Testing our equipment for future journeys

Sledging at Mawson

The sun is back here at Mawson and with it, the motivation to get out and enjoy ourselves has returned also. A few of us decided it was a good idea to strap on a snow sledge and pull it around behind us, over the sea ice to the north of station. So far we have had a couple of trials to suss any issues out before we attempt a longer journey in the coming months.

Four of us loaded up a couple of different styles of sledges and completed a 7.4km journey around Béchervaise Island to establish which style of sledge was best, what our average speed was on firm, flat ice, and to make any adjustments to the set up and harness system. For all of us it was the first time and we weren’t sure what to expect, but it was actually quite enjoyable.

After the initial trial run, a few of us had some work to do on Verner Island. Two of us decided to get there by sledge the day before, incorporating an overnight component to give us some idea of any complications with making/breaking camp, the detriment of having very little refuge to keep equipment warm and again, to ascertain if we needed to make any adjustments to kit.

The trip out was pretty uneventful. It was late in the day and the sun was going down, lighting the sky with a bunch of amazing colours. The wind was gentle and although the temperatures were quite cold, it was a very enjoyable walk. Arriving at Verner Island it was apparent there was no suitable camp sites.

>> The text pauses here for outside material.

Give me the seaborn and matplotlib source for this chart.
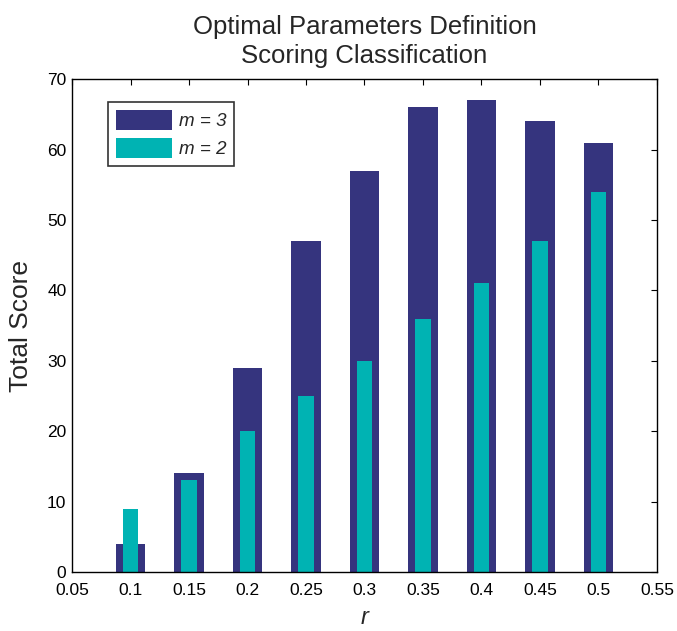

We had expected this and proceeded to the larger Petersen Island to the east. We set up camp on a ledge of snow captured behind a small rock band, about 15 meters above sea level. The snow was quite deep which meant cutting the base in level was easy, and there was plenty to hold the long stakes for our guy ropes.

After we established camp and sent our grid reference to station, we went for a short stroll up Welch Island to catch the last of the sun as it descended below the ice plateau. It was great to see a small group of snow petrels flying around to check us out. Before it got too dark, we descended the island and made our way back to our camp where we settled in for the night. With temperatures of -25C outside we made sure all the important things like batteries and fluids were inside our bags with us so they didn’t get damaged before we went to sleep.

The morning was exceptionally cold, the wind chill was about -35C, so we decided to wait until the vehicle was on its way from station before we started to break down our tent, so we wouldn’t get caught standing around too long with nothing to do in the wind. When the guys arrived we walked over to Verner Island to remove some old infrastructure left from previous science programmes, namely some steel bars and bolts imbedded in the ground and rock. From there we loaded the sledges into the vehicle and went over to Béchervaise Island, were we removed some unneeded labels and more bars and bolts. The other guys installed some framework to better secure the fuel drums that are left on the island over summer.

Everything having gone nice and smoothly, we returned to station with our sights set on a longer, multi-night sledging trip in the near future.